0
votes

I'm doing some tests with M/R jobs running on 2 nodes Hadoop 2.2.0 cluster. One thing I would like to understand is the performance considerations of running the job in local mode (not managed by the ResourceManager) and running it on YARN. Tests I made show it runs much much faster when the job is being executed via LocalJobRunner than when it being managed by YARN. When set up the cluster I was following the steps described here http://raseshmori.wordpress.com/2012/10/14/install-hadoop-nextgen-yarn-multi-node-cluster/ , perhaps there is some configuration the guide forgot to mention?

Thanks!

2

2 Answers

0
votes

You'd run LocalJobRunner for tests and small examples. You'd use the cluster when you need to processes amounts of data that would justify using Hadoop in the first place (a.k.a "Big data").

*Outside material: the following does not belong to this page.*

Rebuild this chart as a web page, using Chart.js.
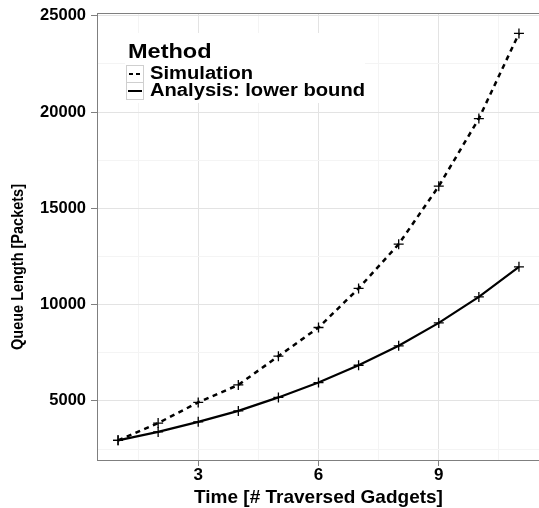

When you run a small example the overhead of running things distributed overwhelms the benefits of parallelization

0
votes

Arnon is right. I found out that in one of my usecases that running using LocalJobRunner is much faster than using yarn. Running using LocalJobRunner would run the map processes as in-process and in local machine. Jobs are not submitted to HDFS cluster. Hence, map tasks are not scheduled in multiple machines. So, use LocalJobRunner shall be used for unit testing the code. Thats it. For all other practical purposes, use yarn.